Sul profilo malavitoso torna la Cassazione nella decisione che coinvolge Riina, boss ottantaseienne. «Fermo restando lo spessore criminale», afferma infatti, «va verificato se Totò Riina possa ancora considerarsi pericoloso vista l'età avanzata e le gravi condizioni di salute». Si ripropone dunque il quesito che riguardò Provenzano e la contestuale necessità di garantirne la sicurezza pur in una situazione di grave salute fisica.

La richiesta, recita la sentenza 27.766 relativa all'udienza del 22 marzo per Riina, era stata respinta lo scorso anno dal Tribunale di sorveglianza di Bologna, che però, secondo la Cassazione, nel motivare il diniego aveva omesso «di considerare il complessivo stato morboso del detenuto e le sue condizioni generali di scadimento fisico». Il Tribunale non aveva ritenuto che vi fosse incompatibilità tra l'infermità fisica di Riina e la detenzione in carcere, visto che le sue patologie venivano monitorate e quando necessario si era ricorso al ricovero in ospedale a Parma. La stessa che accade per Provenzano. Né più né meno.

Ansa

La Cassazione sottolinea, a tale proposito, che il giudice deve verificare e motivare «se lo stato di detenzione carceraria comporti una sofferenza ed un'afflizione di tale intensità» da andare oltre la «legittima esecuzione di una pena». Il collegio ha ritenuto che non emerga dalla decisione del giudice il modo in cui si è giunti a ritenere compatibile con il senso di umanità della pena «il mantenimento in carcere, in luogo della detenzione domiciliare, di un soggetto ultraottantenne affetto da duplice neoplasia renale, con una situazione neurologica altamente compromessa», che non riesce a stare seduto ed è esposto «in ragione di una grave cardiopatia ad eventi cardiovascolari infausti e non prevedibili».

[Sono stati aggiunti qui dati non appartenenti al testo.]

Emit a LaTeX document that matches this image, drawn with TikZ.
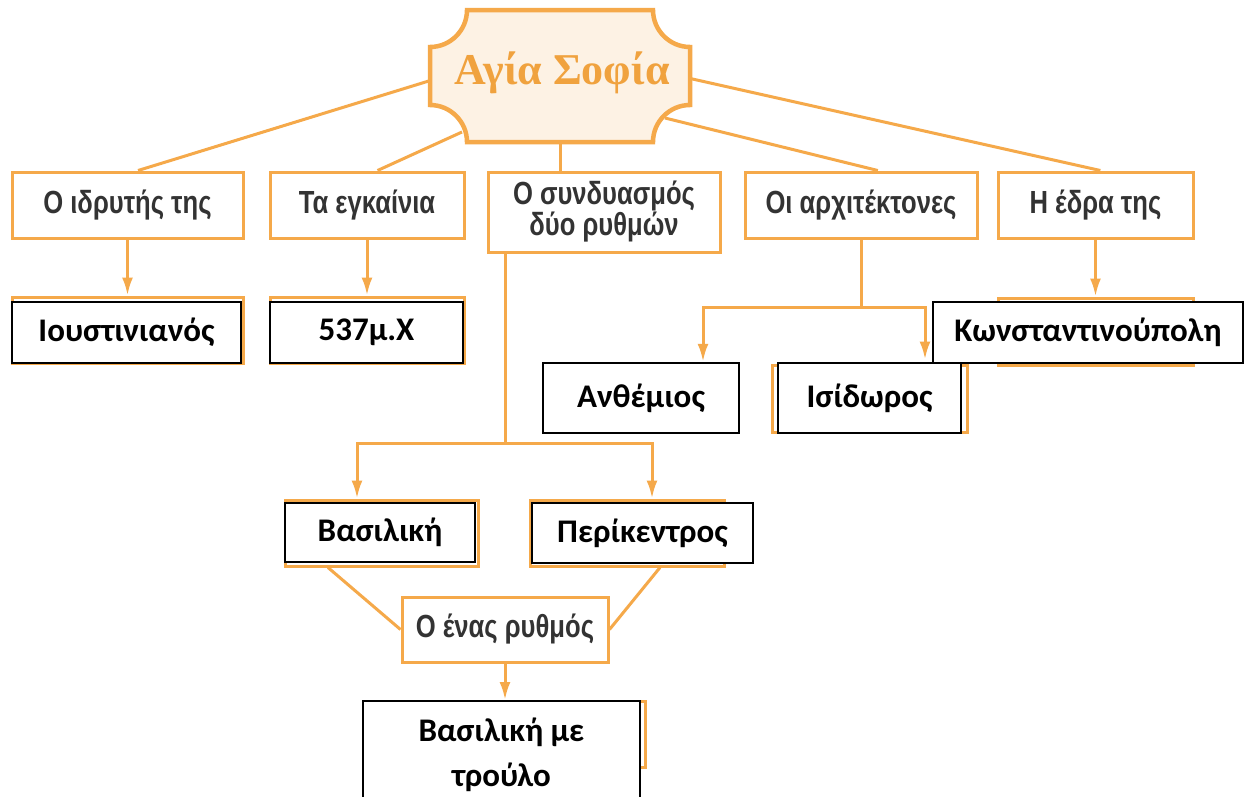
\documentclass[tikz,border=0pt]{standalone}
\usepackage{fontspec}
\setmainfont{Liberation Sans}
\newfontfamily\labelfont[FakeStretch=0.8]{Liberation Sans}
\newfontfamily\answerfont{Carlito}
\newfontfamily\titlefont{Liberation Serif}
\usetikzlibrary{arrows.meta,positioning,calc}

\definecolor{boxorange}{HTML}{F5A94A}
\definecolor{titlefill}{HTML}{FDF2E4}
\definecolor{titleorange}{HTML}{F0A23E}
\definecolor{labelgray}{HTML}{333333}

\begin{document}
\begin{tikzpicture}[x=1pt,y=-1pt,
  >={Latex[length=18pt,width=11pt]},
  topic/.style={draw=boxorange,fill=white,line width=3pt,inner sep=0pt,
    minimum height=66pt,font=\labelfont\bfseries\fontsize{32}{30}\selectfont,
    text=labelgray,align=center},
  slot/.style={draw=boxorange,fill=white,line width=3pt,inner sep=0pt,
    minimum height=66pt},
  answer/.style={draw=black,fill=white,line width=2.4pt,inner sep=0pt,
    font=\answerfont\bfseries\fontsize{33}{45}\selectfont,align=center},
  link/.style={draw=boxorange,line width=3pt}]

  \useasboundingbox (0,0) rectangle (1251,796);
  \fill[white] (0,0) rectangle (1251,796);
  \clip (0,0) rectangle (1251,796);

  % first row
  \node[topic,minimum width=231pt] (founder) at (127.5,205) {Ο ιδρυτής της};
  \node[topic,minimum width=194pt] (opening) at (367,205) {Τα εγκαίνια};
  \node[topic,minimum width=232pt,minimum height=80pt] (combo) at (604,212) {Ο συνδυασμός\\δύο ρυθμών};
  \node[topic,minimum width=232pt] (architects) at (861,205) {Οι αρχιτέκτονες};
  \node[topic,minimum width=195pt] (seat) at (1095.5,205) {Η έδρα της};

  % lines from the title
  \coordinate (tw) at (432,80);
  \coordinate (tsw) at (462,132);
  \coordinate (ts) at (560,140);
  \coordinate (tse) at (665,118);
  \coordinate (te) at (688,78);
  \draw[link] (tw) -- (founder.73);
  \draw[link] (tsw) -- (opening.73);
  \draw[link] (ts) -- (ts |- combo.north);
  \draw[link] (tse) -- (architects.64);
  \draw[link] (te) -- (seat.82);

  % title
  \draw[draw=boxorange,fill=titlefill,line width=4.5pt]
    (467,10) -- (653,10) .. controls (653,30.4) and (669.6,47) .. (690,47)
    -- (690,105) .. controls (669.6,105) and (653,121.6) .. (653,142)
    -- (467,142) .. controls (467,121.6) and (450.4,105) .. (430,105)
    -- (430,47) .. controls (450.4,47) and (467,30.4) .. (467,10) -- cycle;
  \node[font=\titlefont\bfseries\fontsize{44}{48}\selectfont,text=titleorange,
    anchor=base] (title) at (562,84) {Αγία Σοφία};

  % empty slots
  \node[slot,minimum width=231pt] (founderslot) at (127.5,330) {};
  \node[slot,minimum width=194pt] (openingslot) at (367,330) {};
  \node[slot,minimum width=195pt,minimum height=67pt] (seatslot) at (1095.5,331.5) {};
  \node[slot,minimum width=195pt,minimum height=67pt] (isidslot) at (869.5,398.5) {};
  \node[slot,minimum width=193pt] (basilslot) at (381.5,533) {};
  \node[slot,minimum width=194pt] (perislot) at (627,533) {};
  \node[topic,minimum width=206pt,minimum height=65pt] (onestyle) at (505,629.5) {Ο ένας ρυθμός};
  \node[slot,minimum width=278pt] (domeslot) at (506,734) {};

  % arrows
  \draw[link,->] (founder) -- (founderslot);
  \draw[link,->] (opening) -- (openingslot);
  \draw[link,->] (seat) -- (seatslot);

  \coordinate (archfork) at (861,307);
  \draw[link] (architects) -- (archfork);
  \draw[link,->] (archfork) -| ($(isidslot.north)+(55.5,-4)$);

  \coordinate (combofork) at (505,443);
  \draw[link] ($(combo.south)+(-99,0)$) -- (combofork);
  \draw[link,->] (combofork) -| ($(basilslot.north)+(-24.5,0)$);
  \draw[link,->] (combofork) -| ($(perislot.north)+(25,0)$);

  \draw[link] ($(basilslot.south)+(-53.5,0)$) -- (onestyle.west);
  \draw[link] ($(perislot.south)+(33,0)$) -- (onestyle.east);

  % answers
  \node[answer,minimum width=229pt,minimum height=61pt] (justinian) at (126.5,332.5) {Ιουστινιανός};
  \node[answer,minimum width=193pt,minimum height=61pt] (year) at (366.5,332.5) {537μ.Χ};
  \node[answer,minimum width=196pt,minimum height=70pt] (anthemius) at (641,398) {Ανθέμιος};
  \node[answer,minimum width=183pt,minimum height=70pt] (isidore) at (869.5,398) {Ισίδωρος};
  \node[answer,minimum width=310pt,minimum height=61pt] (constantinople) at (1088,332.5) {Κωνσταντινούπολη};
  \node[answer,minimum width=190pt,minimum height=59pt] (basilica) at (380,532.5) {Βασιλική};
  \node[answer,minimum width=221pt,minimum height=60pt] (rotunda) at (642.5,533) {Περίκεντρος};
  \node[answer,minimum width=277pt,anchor=north,inner ysep=17pt] (domed) at (501.5,700) {Βασιλική με\\τρούλο};

  \draw[link,->] (archfork) -| ($(anthemius.north)+(62,0)$);
  \draw[link,->] (onestyle.south) -- (onestyle.south |- domed.north);
\end{tikzpicture}
\end{document}
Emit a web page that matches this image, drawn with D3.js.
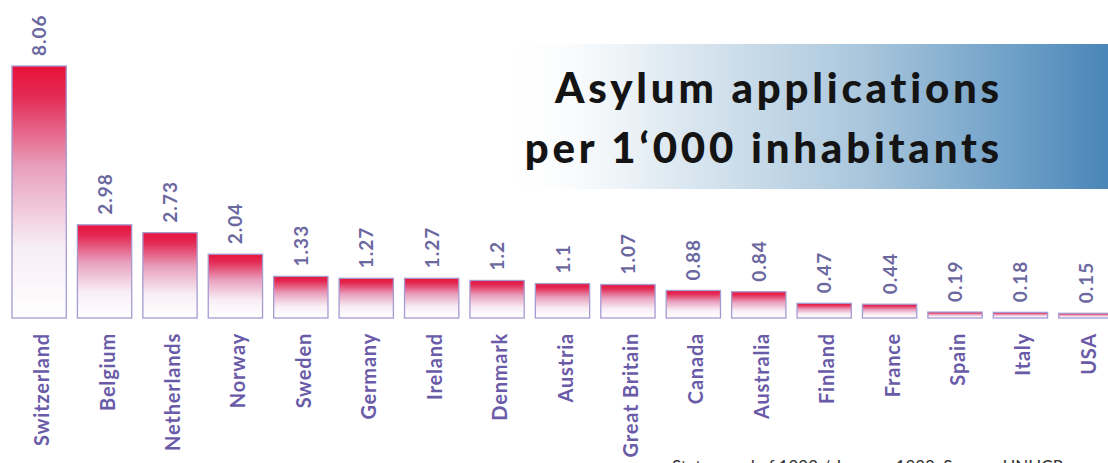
<!DOCTYPE html>
<html>
<head>
<meta charset="utf-8">
<script src="https://cdn.jsdelivr.net/npm/d3@7"></script>
<style>
  body { margin: 0; background: #fff; }
  svg { display: block; }
</style>
</head>
<body>
<div id="chart"></div>
<script>
const countries = ["Switzerland", "Belgium", "Netherlands", "Norway", "Sweden", "Germany", "Ireland",
  "Denmark", "Austria", "Great Britain", "Canada", "Australia", "Finland", "France", "Spain", "Italy", "USA"];
const values = [8.06, 2.98, 2.73, 2.04, 1.33, 1.27, 1.27, 1.2, 1.1, 1.07, 0.88, 0.84, 0.47, 0.44, 0.19, 0.18, 0.15];
const titleLines = ["Asylum applications", "per 1‘000 inhabitants"];
const sourceNote = "Status: end of 1999 / January 1998, Source: UNHCR";

const width = 1108;
const height = 463;
const baseline = 318;
const font = "Lato, 'Open Sans', sans-serif";

const svg = d3.select("#chart").append("svg")
  .attr("width", width)
  .attr("height", height);

const defs = svg.append("defs");

const barGrad = defs.append("linearGradient")
  .attr("id", "barGrad")
  .attr("x1", 0).attr("y1", 0).attr("x2", 0).attr("y2", 1);
[[0, "#e8123a"], [0.12, "#e42a55"], [0.4, "#e8a0bd"], [0.72, "#f8eef5"], [1, "#ffffff"]]
  .forEach(([o, c]) => barGrad.append("stop").attr("offset", o).attr("stop-color", c));

const titleGrad = defs.append("linearGradient")
  .attr("id", "titleGrad")
  .attr("x1", 0).attr("y1", 0).attr("x2", 1).attr("y2", 0);
[[0, "#ffffff", 0], [0.25, "#e4edf4", 1], [0.6, "#a9c6dc", 1], [0.85, "#6d9fc7", 1], [1, "#4a86b8", 1]]
  .forEach(([o, c, a]) => titleGrad.append("stop").attr("offset", o).attr("stop-color", c).attr("stop-opacity", a));

// title band
svg.append("rect")
  .attr("x", 500).attr("y", 44)
  .attr("width", width - 500).attr("height", 145)
  .attr("fill", "url(#titleGrad)");

svg.append("g")
  .selectAll("text")
  .data(titleLines)
  .join("text")
  .attr("x", 1003)
  .attr("y", (d, i) => 103 + i * 60)
  .attr("text-anchor", "end")
  .attr("font-family", font)
  .attr("font-weight", 900)
  .attr("font-size", 42)
  .attr("letter-spacing", 3.8)
  .attr("fill", "#141414")
  .text(d => d);

const x = d3.scaleBand()
  .domain(countries)
  .range([12, 1113])
  .paddingInner(0.17)
  .paddingOuter(0);

const y = d3.scaleLinear()
  .domain([0, 8.06])
  .range([baseline, 66]);

const bars = svg.append("g")
  .selectAll("g")
  .data(countries.map((c, i) => ({ c, v: values[i] })))
  .join("g");

bars.append("rect")
  .attr("x", d => x(d.c))
  .attr("y", d => y(d.v))
  .attr("width", x.bandwidth())
  .attr("height", d => y(0) - y(d.v))
  .attr("fill", "url(#barGrad)")
  .attr("stroke", "#a59bd3")
  .attr("stroke-width", 1.3);

bars.append("text")
  .attr("transform", d => `translate(${x(d.c) + x.bandwidth() / 2 + 7},${y(d.v) - 10}) rotate(-90)`)
  .attr("font-family", font)
  .attr("font-weight", 700)
  .attr("font-size", 19)
  .attr("letter-spacing", 1)
  .attr("fill", "#6b68a0")
  .text(d => String(d.v));

bars.append("text")
  .attr("transform", d => `translate(${x(d.c) + x.bandwidth() / 2 + 10},${baseline + 15}) rotate(-90)`)
  .attr("text-anchor", "end")
  .attr("font-family", font)
  .attr("font-weight", 700)
  .attr("font-size", 20)
  .attr("letter-spacing", 0.8)
  .attr("fill", "#6a5ba8")
  .text(d => d.c);

svg.append("text")
  .attr("x", 672)
  .attr("y", 473)
  .attr("font-family", font)
  .attr("font-size", 17)
  .attr("fill", "#333")
  .text(sourceNote);
</script>
</body>
</html>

Questa decisione apre la strada ad altri ricorsi, anche in ragione della visibilità e del potere di Riina. Ricorsi che non si limiteranno soltanto ai boss in regime di 41 bis ma anche di detenuti comuni, reclusi pur in gravi condizioni di salute psichica o fisica. Molti Tribunali di sorveglianza infatti non concedono frequentemente differimenti pena legati a ragioni di salute anche gravi.